On June 18, 2012, a 5-4 majority of the United States Supreme Court delivered a pointed rebuke to the U.S. Department of Labor for its changing position on the Fair Labor Standards Act’s outside sales overtime exemption as applied to the pharmaceutical industry. The industry practice for decades has been to treat pharmaceutical sales representatives as exempt, with no enforcement action by the DOL. In deciding Christopher v. SmithKline Beecham, the Court ruled that pharmaceutical sales representatives were in fact exempt outside salesmen under the FLSA and took the DOL to task for its shifting interpretations of its regulations and for the "unfair surprise" of burying its first public mention of a new, more restrictive interpretation in 2009 amicus briefs to lower federal appeals courts. The Court noted that employers should not be subject to significant liability when the agency decides to change course after decades of acquiescing to the industry practice. This decision is good news for all employers, as the DOL's shifting opinions and interpretations are not limited to the outside sales exemption.
By way of background, the FLSA contains an exemption from minimum wage and overtime requirements for outside sales employees. The FLSA does not define "outside sales." The DOL issued regulations in 1938, which as applied to this exemption have remained largely unchanged. The regulations provide that an employee is exempt when (1) the employee's primary duty is "making sales" or obtaining orders or contracts for services and (2) the employee is customarily and regularly engaged away from the employer's place of business. "Sales" includes "any sale, exchange, contract to sell, consignment for sale, shipment for sale, or other disposition.” In addition, promotional work that is performed incidental to and in conjunction with the employee's own outside sales or solicitations is exempt work. Promotional work that is related to sales made by someone else is not exempt outside sales work.
The sales representatives at issue in this case were responsible for calling on physicians and their primary objective was to obtain a "nonbinding commitment" from the physician that the physician would prescribe the pharmaceutical company's drugs in appropriate cases. Given the federal regulation of prescription drugs, a nonbinding commitment to prescribe the drugs in appropriate circumstances was the most the sales representatives could request.
The DOL initially argued in amicus briefs to the Second and Ninth Circuits that the pharmaceutical sales representatives were not exempt because there was no "consummated" transaction. The agency then shifted course and argued before the Supreme Court that "an employee does not make a 'sale' unless he actually transfers title to the property at issue." The Court held that the DOL's interpretation of its regulations was not entitled to deference because it did not give employers "fair warning." The Court then found the interpretation to be "quite unpersuasive" given the broad definition of "sale" in the regulations and the inconsistency of the DOL's own interpretations.
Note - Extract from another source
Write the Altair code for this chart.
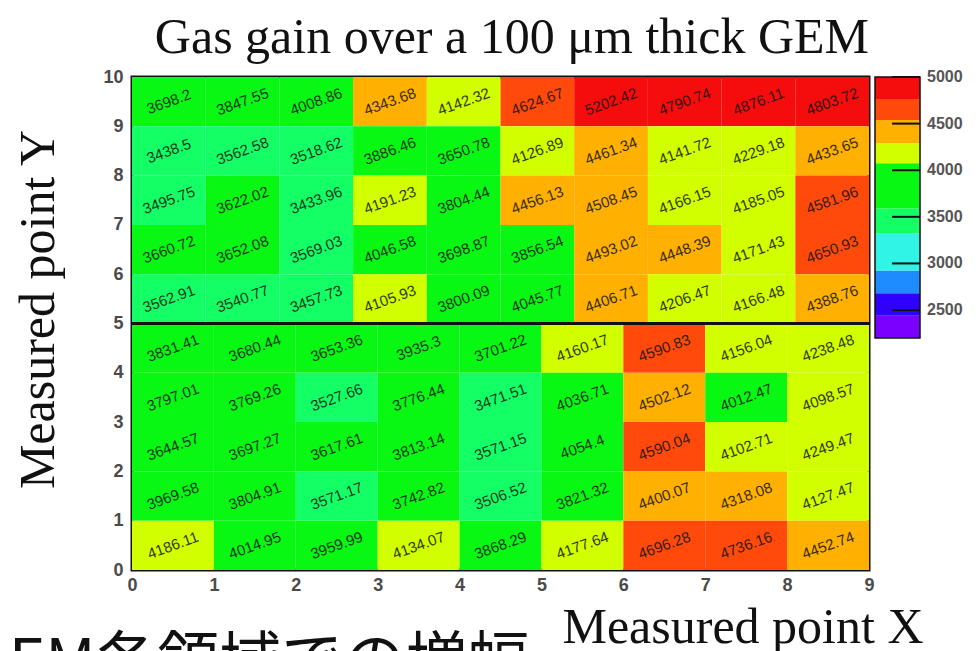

Although limited to the outside sales exemption, this decision carries broader implications for all employers. As many of our readers are aware, the DOL has recently frequently shifted positions, such as the 2010 Administrator Interpretation reversing its longstanding opinion that mortgage loan officers were exempt under the FLSA. The decision suggests that when presented with cases involving attempts by federal agencies to alter accepted regulatory practices, the Court will place significant value on the predictability of federal regulatory positions, and will not give new agency positions – particularly those it sees as having been sprung on the regulated community – much if any deference.
A word of caution is in order, however. This decision focused on a narrow issue regarding the outside sales exemption and did not address other requirements of that exemption or any state law distinctions that may apply (for example, the Maine exemption for outside sales differs from federal law). As always, employers should take care to analyze all of a position’s duties before classifying it as exempt under state or federal law.